This paper addresses some aspects of the development of fully coupled thermal-structural reduced order modeling of planned hypersonic vehicles. A general framework for the construction of the structural and thermal basis is presented and demonstrated on a representative panel considered in prior investigations. The thermal reduced order model is first developed using basis functions derived from appropriate conduction eigenvalue problems. The modal amplitudes are the solution of the governing equation, which is nonlinear due to the presence of radiation and temperature dependent capacitance and conductance matrices, and the predicted displacement field is validated using published data. A structural reduced order model was developed by first selecting normal modes of the system and then constructing associated dual modes for the capturing of nonlinear inplane displacements.
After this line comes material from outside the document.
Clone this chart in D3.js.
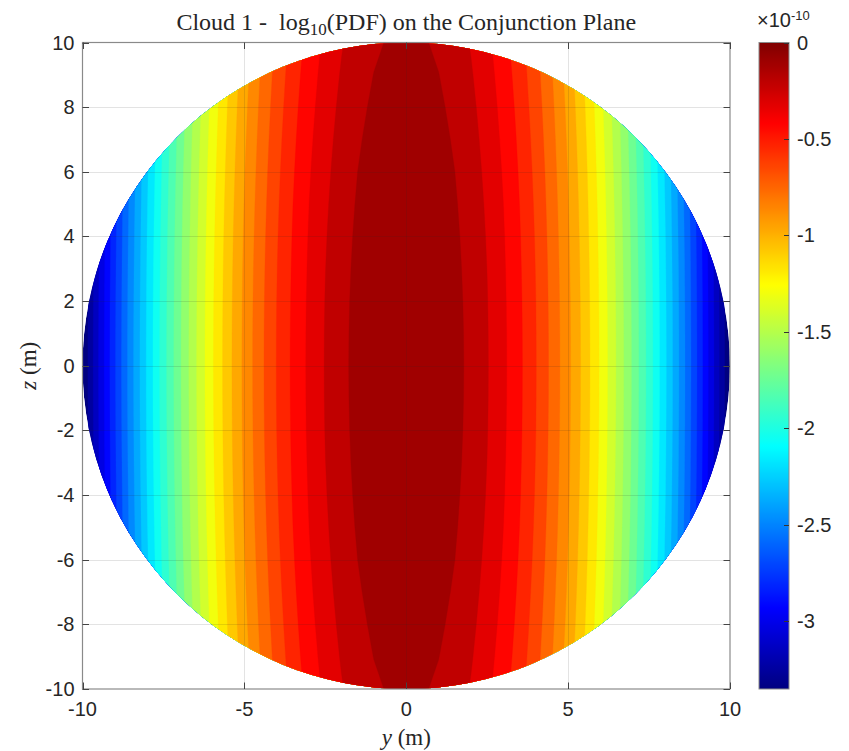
<!DOCTYPE html>
<html>
<head>
<meta charset="utf-8">
<script src="https://cdn.jsdelivr.net/npm/d3@7"></script>
<style>
  body { margin: 0; background: #fff; }
  svg { display: block; }
  .tick-label { font-family: "Liberation Sans", Arial, sans-serif; font-size: 20px; fill: #262626; }
  .serif { font-family: "Liberation Serif", "Times New Roman", serif; fill: #262626; white-space: pre; }
</style>
</head>
<body>
<svg id="chart" width="849" height="751"></svg>
<script>
// ---- data (log10 PDF, units of 1e-10) ------------------------------------
// profile across the plane at z = 0, for y >= 0 (mirrored for y < 0)
var yHalf = [0, 0.5, 1, 1.5, 2, 2.5, 3, 3.5, 4, 4.5, 5, 5.5, 6, 6.5, 7, 7.5, 8, 8.5, 9, 9.5, 10];
var pdfAlongY = [0, -0.0084, -0.0335, -0.0754, -0.134, -0.2094, -0.3015, -0.4104, -0.536, -0.6784,
    -0.8375, -1.0134, -1.206, -1.4154, -1.6415, -1.8844, -2.144, -2.4204, -2.7135, -3.0234, -3.35];
// extra drop along z (mirrored for z < 0)
var zHalf = [0, 1, 2, 3, 4, 5, 6, 7, 8, 9, 10];
var dropAlongZ = [0, -0.0009, -0.0036, -0.0081, -0.0144, -0.0225, -0.0324, -0.0441, -0.0576, -0.0729, -0.09];

var xTicks = [-10, -5, 0, 5, 10];
var yTicks = [-10, -8, -6, -4, -2, 0, 2, 4, 6, 8, 10];
var cbTicks = [0, -0.5, -1, -1.5, -2, -2.5, -3];
var cbMin = -3.35, cbMax = 0;
var levelCount = 30;

// ---- layout ---------------------------------------------------------------
var svg = d3.select("#chart");
var L = 82.5, R = 730, T = 42.5, B = 689;
var cbL = 759, cbR = 789;
var frameColor = "#8a8a8a";

var xScale = d3.scaleLinear().domain([-10, 10]).range([L, R]);
var yScale = d3.scaleLinear().domain([-10, 10]).range([B, T]);
var cScale = d3.scaleLinear().domain([cbMin, cbMax]).range([B, T]);

// matlab jet, 256 entries
function jet(t) {
    t = Math.max(0, Math.min(1, t));
    t = Math.round(t * 255) / 255;
    var cl = (v) => Math.max(0, Math.min(1, v));
    var r = cl(1.5 - Math.abs(4 * t - 3));
    var g = cl(1.5 - Math.abs(4 * t - 2));
    var b = cl(1.5 - Math.abs(4 * t - 1));
    return d3.rgb(r * 255, g * 255, b * 255).toString();
}
var colorOf = (v) => jet((v - cbMin) / (cbMax - cbMin));

// ---- grid of values -------------------------------------------------------
var yNodes = yHalf.slice(1).reverse().map((d) => -d).concat(yHalf);
var yVals = pdfAlongY.slice(1).reverse().concat(pdfAlongY);
var zNodes = zHalf.slice(1).reverse().map((d) => -d).concat(zHalf);
var zVals = dropAlongZ.slice(1).reverse().concat(dropAlongZ);
var nx = yNodes.length, nz = zNodes.length;
var values = [];
for (var j = 0; j < nz; j++) {
    for (var i = 0; i < nx; i++) values.push(yVals[i] + zVals[j]);
}

var levels = d3.range(1, levelCount + 1).map((k) => cbMin + k * (cbMax - cbMin) / (levelCount + 1));

var gx = d3.scaleLinear().domain([0.5, nx - 0.5]).range([yNodes[0], yNodes[nx - 1]]);
var gz = d3.scaleLinear().domain([0.5, nz - 0.5]).range([zNodes[0], zNodes[nz - 1]]);
var path = d3.geoPath(d3.geoTransform({
    point: function (x, y) { this.stream.point(xScale(gx(x)), yScale(gz(y))); }
}));

var contours = d3.contours().size([nx, nz]).thresholds(levels)(values);

// ---- plot -----------------------------------------------------------------
var defs = svg.append("defs");
defs.append("clipPath").attr("id", "disk")
    .append("ellipse")
    .attr("cx", xScale(0)).attr("cy", yScale(0))
    .attr("rx", xScale(10) - xScale(0)).attr("ry", yScale(0) - yScale(10));

var plot = svg.append("g").attr("clip-path", "url(#disk)");
plot.append("ellipse")
    .attr("cx", xScale(0)).attr("cy", yScale(0))
    .attr("rx", xScale(10) - xScale(0)).attr("ry", yScale(0) - yScale(10))
    .attr("fill", colorOf(cbMin));
plot.selectAll("path.band")
    .data(contours)
    .enter().append("path")
    .attr("class", "band")
    .attr("d", path)
    .attr("fill", (d) => colorOf(d.value))
    .attr("stroke", (d) => colorOf(d.value))
    .attr("stroke-width", 0.3);

// grid (drawn on top)
var grid = svg.append("g").attr("stroke", "#262626").attr("stroke-opacity", 0.13).attr("stroke-width", 1);
grid.selectAll("line.gx").data(xTicks.slice(1, -1)).enter().append("line")
    .attr("x1", (d) => Math.round(xScale(d)) + 0.5).attr("x2", (d) => Math.round(xScale(d)) + 0.5)
    .attr("y1", T).attr("y2", B);
grid.selectAll("line.gy").data(yTicks.slice(1, -1)).enter().append("line")
    .attr("y1", (d) => Math.round(yScale(d)) + 0.5).attr("y2", (d) => Math.round(yScale(d)) + 0.5)
    .attr("x1", L).attr("x2", R);

// frame + ticks
svg.append("rect").attr("x", L).attr("y", T).attr("width", R - L).attr("height", B - T)
    .attr("fill", "none").attr("stroke", frameColor).attr("stroke-width", 1.2);

var tk = 6.5;
var ticks = svg.append("g").attr("stroke", "#444").attr("stroke-width", 1);
xTicks.forEach(function (d) {
    var x = Math.round(xScale(d)) + 0.5;
    ticks.append("line").attr("x1", x).attr("x2", x).attr("y1", B).attr("y2", B - tk);
    ticks.append("line").attr("x1", x).attr("x2", x).attr("y1", T).attr("y2", T + tk);
});
yTicks.forEach(function (d) {
    var y = Math.round(yScale(d)) + 0.5;
    ticks.append("line").attr("y1", y).attr("y2", y).attr("x1", L).attr("x2", L + tk);
    ticks.append("line").attr("y1", y).attr("y2", y).attr("x1", R).attr("x2", R - tk);
});

svg.selectAll("text.xt").data(xTicks).enter().append("text")
    .attr("class", "tick-label")
    .attr("x", (d) => xScale(d)).attr("y", B + 27)
    .attr("text-anchor", "middle")
    .text((d) => d);
svg.selectAll("text.yt").data(yTicks).enter().append("text")
    .attr("class", "tick-label")
    .attr("x", L - 8).attr("y", (d) => yScale(d) + 7)
    .attr("text-anchor", "end")
    .text((d) => d);

// ---- titles ---------------------------------------------------------------
var title = svg.append("text").attr("class", "serif")
    .attr("x", xScale(0)).attr("y", 30).attr("text-anchor", "middle").attr("font-size", 24);
title.append("tspan").text("Cloud 1 -  log");
title.append("tspan").attr("font-size", 17).attr("dy", 5).text("10");
title.append("tspan").attr("dy", -5).text("(PDF) on the Conjunction Plane");

var xl = svg.append("text").attr("class", "serif")
    .attr("x", xScale(0)).attr("y", 745).attr("text-anchor", "middle").attr("font-size", 23);
xl.append("tspan").attr("font-style", "italic").text("y");
xl.append("tspan").text(" (m)");

var yl = svg.append("text").attr("class", "serif")
    .attr("transform", "translate(36," + yScale(0) + ") rotate(-90)")
    .attr("text-anchor", "middle").attr("font-size", 23);
yl.append("tspan").attr("font-style", "italic").text("z");
yl.append("tspan").text(" (m)");

// ---- colorbar -------------------------------------------------------------
var grad = defs.append("linearGradient").attr("id", "jetgrad")
    .attr("x1", 0).attr("y1", 1).attr("x2", 0).attr("y2", 0);
grad.selectAll("stop").data(d3.range(0, 256)).enter().append("stop")
    .attr("offset", (d) => d / 255)
    .attr("stop-color", (d) => jet(d / 255));

svg.append("rect").attr("x", cbL).attr("y", T).attr("width", cbR - cbL).attr("height", B - T)
    .attr("fill", "url(#jetgrad)").attr("stroke", frameColor).attr("stroke-width", 1);

svg.selectAll("line.cbt").data(cbTicks).enter().append("line")
    .attr("x1", cbR).attr("x2", cbR - 5)
    .attr("y1", (d) => Math.round(cScale(d)) + 0.5).attr("y2", (d) => Math.round(cScale(d)) + 0.5)
    .attr("stroke", "#333").attr("stroke-width", 1);
svg.selectAll("text.cbl").data(cbTicks).enter().append("text")
    .attr("class", "tick-label")
    .attr("x", cbR + 8).attr("y", (d) => cScale(d) + 7)
    .text((d) => d);

var exp = svg.append("text").attr("class", "tick-label")
    .attr("x", 757).attr("y", 27).attr("font-size", 17);
exp.append("tspan").text("\u00d710");
exp.append("tspan").attr("font-size", 13).attr("dy", -7).text("-10");
</script>
</body>
</html>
This isothermal model was validated by comparison with full finite element results (Nastran) in static and dynamic loading environments. The coupling of this nonlinear structural reduced order model with the thermal reduced order model is next considered. Displacement-induced thermal modes are constructed in order to account for the effect that structural deflections will have on the thermal problem. This coupling also requires the enrichment of the structural basis to model the elastic deformations that may be produced consistently with the thermal reduced order model. The validation of the combined structural-thermal reduced order model is carried out with pure mechanical loads, pure thermal loads, and combined mechanical-thermal excitations. Such comparisons are performed here on static solutions with temperature increases up to 2200F and pressures up to 3 psi for which the maximum displacements are of the order of 3 thicknesses. The reduced order model predicted results agree well with the full order finite element predictions in all of these various cases. A fully coupled analysis was performed in which the solution of the structural-thermal-aerodynamic reduced order model was carried out for 300 seconds and validated against a full order model. Finally, a reduced order model of a thin, aluminum beam is extended to include linear variations with local temperature of the elasticity tensor and coefficients of thermal expansion.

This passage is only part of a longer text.